The ICJ said that the Italian Senate’s Commission on Elections and Immunities should recommend the authorization of the criminal investigation to the full Senate, where Matteo Salvini also sits as a Senator.

“The decision on investigation of gross human rights violations such as mass and arbitrary deprivation of liberty should not be subject to political scrutiny but be left to the assessment of the judiciary,” said Massimo Frigo, Senior Legal Adviser for the ICJ Europe Programme.

The indictment for “kidnapping” against Minister Salvini has already been approved at the judicial stage by the Tribunal of Ministers of Catania, which affirmed that Minister Salvini is alleged to have abused his administrative power in this matter for the political goal of negotiating resettlements with other European countries.

“No human being should effectively be made hostage for the purpose of political negotiations,” said Massimo Frigo.

“It does not matter which country may have been primarily responsible for the rescue at sea.
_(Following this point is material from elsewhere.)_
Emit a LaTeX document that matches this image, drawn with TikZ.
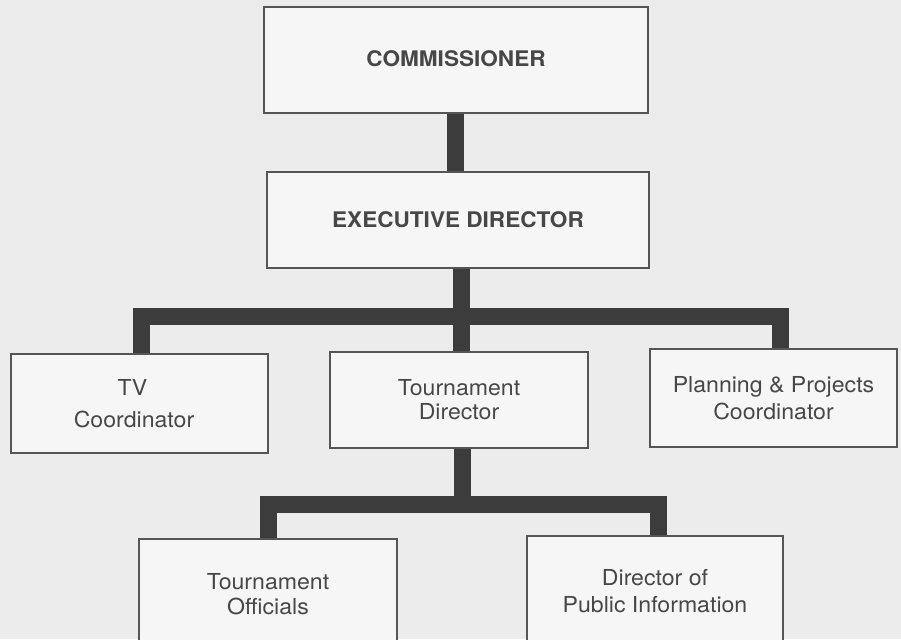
\documentclass[tikz,border=0pt]{standalone}
\usepackage{fontspec}
\setmainfont{TeX Gyre Heros}[FakeStretch=1.05]
\definecolor{bgc}{HTML}{ECECEC}
\definecolor{boxfill}{HTML}{F6F6F6}
\definecolor{boxline}{HTML}{555555}
\definecolor{connc}{HTML}{3C3C3C}
\definecolor{ink}{HTML}{474747}
\begin{document}
\begin{tikzpicture}[x=1pt,y=-1pt,
  box/.style={draw=boxline, line width=1.8pt, fill=boxfill, text=ink, inner sep=0pt,
    align=center, font=\fontsize{22}{26}\selectfont},
  lsp/.style={font=\fontsize{22}{#1}\selectfont},
  headbox/.style={box, font=\fontsize{21.5}{25}\selectfont\bfseries},
  conn/.style={draw=connc, line width=17pt, line join=miter}]
\useasboundingbox (0,0) rectangle (901,639);
\clip (0,0) rectangle (901,639);
\fill[bgc] (0,0) rectangle (901,639);
% boxes
\node[headbox, minimum width=384pt, minimum height=106pt] (comm) at (456,60) {\raisebox{3pt}{COMMISSIONER}};
\node[headbox, minimum width=382pt, minimum height=96pt] (exec) at (458,220) {EXECUTIVE DIRECTOR};
\node[box, lsp=32, minimum width=257pt, minimum height=99pt] (tv) at (139.5,403.5) {\raisebox{-2pt}{TV}\hspace*{14pt}\\\raisebox{-2pt}{Coordinator}\hspace*{11pt}};
\node[box, lsp=24, minimum width=258pt, minimum height=96pt] (td) at (459,400) {Tournament\\Director};
\node[box, lsp=27, minimum width=247pt, minimum height=98pt] (pp) at (773.5,398) {Planning \& Projects\\Coordinator};
\node[box, lsp=25, minimum width=258pt, minimum height=110pt] (to) at (268,594) {Tournament\\Officials};
\node[box, lsp=27, minimum width=256pt, minimum height=110pt] (dpi) at (655,591) {Director of\\Public Information};
% connector coordinates
\coordinate (v0) at (455,0);
\coordinate (v1) at (461,0);
\coordinate (v2) at (462,0);
\coordinate (b1l) at (141,316);
\coordinate (b1r) at (780,316);
\coordinate (b2l) at (268,504);
\coordinate (b2r) at (658,504);
% connectors
\draw[conn] (comm.south -| v0) -- (exec.north -| v0);
\draw[conn] (exec.south -| v1) -- (td.north -| v1);
\draw[conn] (tv.north -| b1l) -- (b1l) -- (b1r) -- (pp.north -| b1r);
\draw[conn] (td.south -| v2) -- (v2 |- b2l);
\draw[conn] (to.north -| b2l) -- (b2l) -- (b2r) -- (dpi.north -| b2r);
\end{tikzpicture}
\end{document}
No authority may arbitrarily restrict of the right to liberty of 177 human beings,” he added.

The ICJ considers that it is highly problematic for the principle of the rule of law that the decision on prosecution for a crime underlying a gross violation of human rights, such as kidnapping, be entrusted to a political body.
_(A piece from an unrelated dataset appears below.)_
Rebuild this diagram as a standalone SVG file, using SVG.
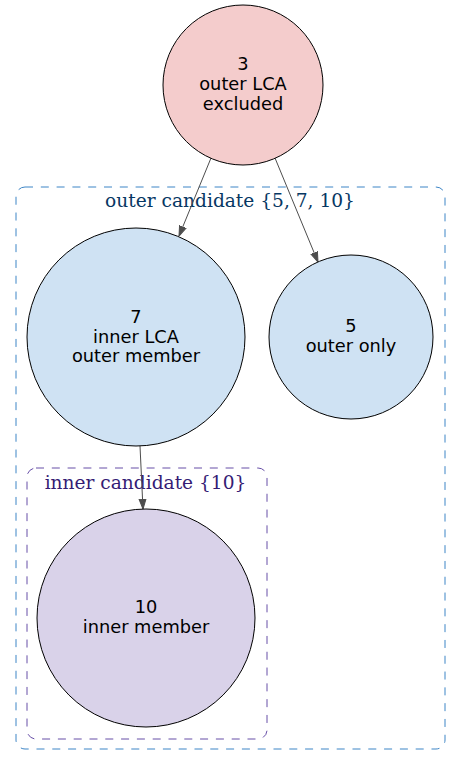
<svg xmlns="http://www.w3.org/2000/svg" width="461" height="766" viewBox="0 0 461 766">
<defs>
<style>
.node circle{stroke:#000;stroke-width:1}
.node text{font-family:"DejaVu Sans",sans-serif;font-size:17.8px;fill:#000;text-anchor:middle}
.cl text{font-family:"DejaVu Serif",serif;font-size:18.6px;text-anchor:middle}
.cl rect{fill:none;stroke-width:1;stroke-dasharray:8,7.8}
.edge{stroke:#4d4d4d;stroke-width:1;fill:none;marker-end:url(#ah)}
</style>
<marker id="ah" viewBox="0 0 10 10" refX="10" refY="5" markerWidth="10" markerHeight="10" markerUnits="userSpaceOnUse" orient="auto">
<path d="M0,1.5 L10,5 L0,8.5 Z" fill="#4d4d4d" stroke="#4d4d4d"/>
</marker>
</defs>
<rect width="461" height="766" fill="#fff"/>
<g id="cluster_outer" class="cl">
<rect x="16" y="187" width="429" height="562" rx="9" stroke="#3d85c6"/>
<text x="230" y="207" fill="#073763">outer candidate {5, 7, 10}</text>
</g>
<g id="cluster_inner" class="cl">
<rect x="27" y="468" width="240" height="271" rx="9" stroke="#674ea7"/>
<text x="145.5" y="489" fill="#351c75">inner candidate {10}</text>
</g>
<g id="edges">
<line class="edge" x1="211" y1="158" x2="179" y2="236"/>
<line class="edge" x1="275" y1="158" x2="318" y2="262"/>
<line class="edge" x1="140" y1="446" x2="143" y2="509"/>
</g>
<g id="n3" class="node">
<circle cx="243" cy="85" r="80" fill="#f4cccc"/>
<text x="243" y="70">3</text>
<text x="243" y="90">outer LCA</text>
<text x="243" y="110">excluded</text>
</g>
<g id="n7" class="node">
<circle cx="136" cy="337" r="109" fill="#cfe2f3"/>
<text x="136" y="323">7</text>
<text x="136" y="343">inner LCA</text>
<text x="136" y="362">outer member</text>
</g>
<g id="n5" class="node">
<circle cx="351" cy="337" r="82" fill="#cfe2f3"/>
<text x="351" y="332">5</text>
<text x="351" y="352">outer only</text>
</g>
<g id="n10" class="node">
<circle cx="146" cy="618" r="109" fill="#d9d2e9"/>
<text x="146" y="613">10</text>
<text x="146" y="633">inner member</text>
</g>
</svg>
This decision should be left to the judiciary based on legal and not political grounds.

Under international human rights law, including the European Convention on Human Rights and the International Covenant on Civil and Political Rights, States have an obligation to investigate, prosecute, try and, if found guilty, convict persons responsible of gross violations of human rights, among which counts the arbitrary deprivation of liberty.

This applies to all State officials, irrespective of their position of authority.

Contact

Massimo Frigo, ICJ Senior Legal Adviser, t: +41 22 979 38 05 ; e: massimo.frigo(a)icj.org

 Background

The Italian “U. Diciotti” boat was at the centre of a political scandal last August when the Minister of Interior Matteo Salvini refused disembarkation of 177 people for several days in order to negotiate their resettlement with other European countries.

While the boat entered Italian waters on 20 August, they were eventually disembarked in the night between Saturday 25 and Sunday 26 August after some countries and the catholic church made some nominal declaration of resettlement or reception.

Minister Salvini was later accused of “kidnapping” for having arbitrarily deprived of their liberty the 177 persons on board the “U.Diciotti”. While the prosecutor in the case asked for the dismissal of the charges, the Tribunal of Ministers, composed of ordinary judges, that is responsible for the legal assessment of the indictment, held the indictment to be in accordance with the law and that sufficient suspicion existed to warrant an investigation.

According to article 96 of the Constitution and articles 8-9 of the Constitutional Law no. 1 of 16 January 1989, it is up to the Parliament  to authorize the investigation and prosecution of a Minister. The decision would therefore be up to the Senate in the case of Minister Salvini, as he is a Senator. The Senate may refuse by absolute majority, if it considers “that the person has acted for the protection of a State interest that is constitutionally relevant or for the pursuance of a preminent public interest in the function of Government” (unofficial translation). No appeal is possible against this decision.

Reportedly, the President of the Council of Ministers, Giuseppe Conte, the Vice-President of the Council of Ministers, Luigi Di Maio, and the Minister Danilo Toninelli, have submitted observations to the Senate’s Committee holding that the decision in the case was the reflecting the line of the whole Government and not only of the Minister of Interior.